I keep waiting for Ovechkin to slow down, thinking age or games played might start to catch up to him, but in his age 34 season he led the league in scoring with 48 goals and was on a 58-goal pace before the season was shut down. I do respect his ability and do appreciate that I’m watching greatness and a generational talent and arguably the best goal scorer in the history of the game, that just doesn’t take away how I feel when he’s playing the Rangers.
DEFENSEMEN
Zdeno Chara
Chara is no longer a Bruin, but the Rangers will still see him plenty now that he’s a Capital. The animosity will only increase because of his change of teams.
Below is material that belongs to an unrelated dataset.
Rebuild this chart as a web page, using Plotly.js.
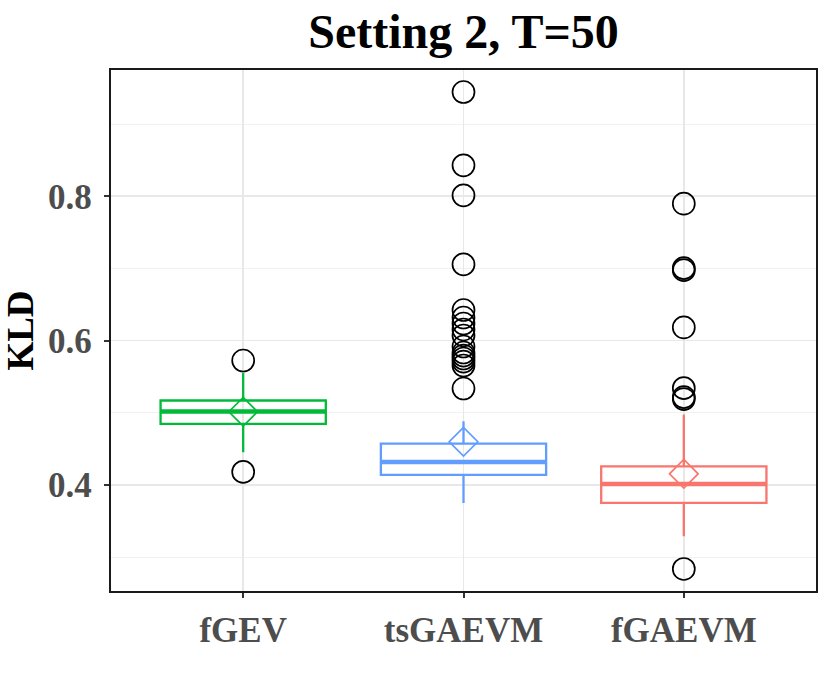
<!DOCTYPE html>
<html>
<head>
<meta charset="utf-8">
<script src="https://cdn.plot.ly/plotly-3.0.1.min.js"></script>
<style>html,body{margin:0;padding:0;background:#fff;}#chart{width:830px;height:691px;}</style>
</head>
<body>
<div id="chart"></div>
<script>
// ---- data ----
const categories = ["fGEV", "tsGAEVM", "fGAEVM"];
const colors = ["#00BA38", "#619CFF", "#F8766D"];
const q1 = [0.4846, 0.4139, 0.3750];
const medians = [0.5017, 0.4319, 0.4014];
const q3 = [0.5170, 0.4573, 0.4258];
const lowerWhisker = [0.4452, 0.3750, 0.3287];
const upperWhisker = [0.5553, 0.4882, 0.4975];
const means = [0.5014, 0.4598, 0.4154];
const outliersFGEV = [0.5724, 0.4180];
const outliersTsGAEVM = [0.9445, 0.8429, 0.8013, 0.7056, 0.6424, 0.6320, 0.6237, 0.6154,
                         0.6071, 0.5918, 0.5835, 0.5793, 0.5752, 0.5710, 0.5655, 0.5336];
const outliersFGAEVM = [0.7897, 0.7004, 0.6976, 0.6182, 0.5341, 0.5218, 0.5190, 0.2835];
const yTicks = [0.4, 0.6, 0.8];

const outlierSets = [outliersFGEV, outliersTsGAEVM, outliersFGAEVM];
const serif = "Liberation Serif";
const traces = [];

categories.forEach((c, i) => {
  // box with whiskers
  traces.push({
    type: "box", x: [c], q1: [q1[i]], median: [medians[i]], q3: [q3[i]],
    lowerfence: [lowerWhisker[i]], upperfence: [upperWhisker[i]],
    width: 0.75, whiskerwidth: 0, boxpoints: false,
    line: {color: colors[i], width: 2.3}, fillcolor: "rgba(255,255,255,0)",
    showlegend: false, hoverinfo: "skip"
  });
  // thicker median line
  traces.push({
    type: "box", x: [c], q1: [medians[i]], median: [medians[i]], q3: [medians[i]],
    lowerfence: [medians[i]], upperfence: [medians[i]],
    width: 0.75, whiskerwidth: 0, boxpoints: false,
    line: {color: colors[i], width: 4.5}, fillcolor: "rgba(255,255,255,0)",
    showlegend: false, hoverinfo: "skip"
  });
});

// outliers
const outX = [], outY = [];
outlierSets.forEach((arr, i) => arr.forEach(v => { outX.push(categories[i]); outY.push(v); }));
traces.push({
  type: "scatter", mode: "markers", x: outX, y: outY,
  marker: {symbol: "circle-open", size: 22, color: "#000", line: {width: 1.7, color: "#000"}},
  showlegend: false, hoverinfo: "skip"
});

// means
traces.push({
  type: "scatter", mode: "markers", x: categories, y: means,
  marker: {symbol: "diamond-open", size: 22, color: colors, line: {width: 1.7, color: colors}},
  showlegend: false, hoverinfo: "skip"
});

const layout = {
  width: 830, height: 691,
  paper_bgcolor: "#fff", plot_bgcolor: "#fff",
  margin: {l: 111, r: 14, t: 70, b: 100, pad: 0},
  boxmode: "overlay",
  title: {
    text: "Setting 2, T=50",
    font: {family: serif, size: 48, color: "#000", weight: "bold"},
    x: 0.5, xref: "paper", xanchor: "center",
    y: 1 - 31 / 691, yref: "container", yanchor: "middle"
  },
  xaxis: {
    type: "category", categoryorder: "array", categoryarray: categories,
    range: [-0.6, 2.6],
    showgrid: true, gridcolor: "#E8E8E8", gridwidth: 1.6,
    showline: true, mirror: true, linecolor: "#1a1a1a", linewidth: 2.2,
    ticks: "outside", ticklen: 5, tickwidth: 2, tickcolor: "#333333",
    tickfont: {family: serif, size: 35, color: "#4D4D4D", weight: "bold"},
    ticklabelstandoff: 2,
    zeroline: false, fixedrange: true
  },
  yaxis: {
    range: [0.253, 0.975],
    tickvals: yTicks, ticktext: yTicks.map(v => v.toFixed(1)),
    showgrid: true, gridcolor: "#E8E8E8", gridwidth: 1.6,
    minor: {dtick: 0.1, tick0: 0.3, showgrid: true, gridcolor: "#F0F0F0", gridwidth: 0.9, ticks: ""},
    showline: true, mirror: true, linecolor: "#1a1a1a", linewidth: 2.2,
    ticks: "outside", ticklen: 5, tickwidth: 2, tickcolor: "#333333",
    tickfont: {family: serif, size: 35, color: "#4D4D4D", weight: "bold"},
    ticklabelstandoff: 5,
    title: {text: "KLD", font: {family: serif, size: 37, color: "#000", weight: "bold"}, standoff: 10},
    zeroline: false, fixedrange: true, automargin: false
  }
};

Plotly.newPlot("chart", traces, layout, {staticPlot: true, displayModeBar: false});
</script>
</body>
</html>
It’s weird to think the Bruins will retire Chara’s number one day considering the team they were when they signed him and the team they eventually became. When Chara arrived in Boston, It felt like it would be at least another three decades until the Bruins won again, but after winning the Cup and reaching the Final two other times in a nine-year period, Chara was staple for the Bruins and an exemplary captain of the team for 15 years (though I have always felt as though Patrice Bergeron deserved to wear the “C” all those years).
Chara isn’t close to being the player he once was and appears to be a liability on the ice more times than not, but he’s not once again on this team for the player he is, but the player he was.
Andy Greene
To be honest, I don’t dislike Greene. In fact, I don’t have any positive or negative feelings about him. But this roster needed a representative from the Devils last season, and who was better to fill that role than their captain? Greene is no longer with the Devils, but he’s with the Islanders, and going from one Rangers rival to another made him an easy pick on this team’s blue line.
The Devils were a mess last season, and that led to them moving Greene. After winning the lottery for the second time in three years, acquiring P.K. Subban and signing Wayne Simmonds, the Devils looked at worst to be a bubble team for the postseason. The only thing they ended up on the bubble for was winning the draft lottery again. The Devils have the pieces in place to rebound in this shortened season, but let’s hope that’s not the case. The Rangers newly-aligned division is hard enough.
GOALIE
Braden Holtby
For years I only had to worry about picking the forwards and defensemen for this team because I knew Martin Brodeur would be the goalie. Holtby is in no way as easy of a choice for this spot as Brodeur was, but he has still earned it. Normally, I dislike a player because of their performance against one of my teams, but Holtby has only won 14 of 26 regular-season games against the Rangers and has lost all three postseason series to them, including three Game 7s.
The reason I have never liked him is mostly not his fault. It’s not his fault he has been perceived in past seasons to be better than Henrik Lundqvist despite having a much, much better team in front of him, and it’s not his fault that his much, much better team helped him win the Stanley Cup, while Lundqvist’s prime was wasted with a disastrous defense and poor roster construction and he will most likely retire having never won the Cup.
Holtby is now in Vancouer, so the animosity for him will go away. For now, there’s no better option, but there will be for next year.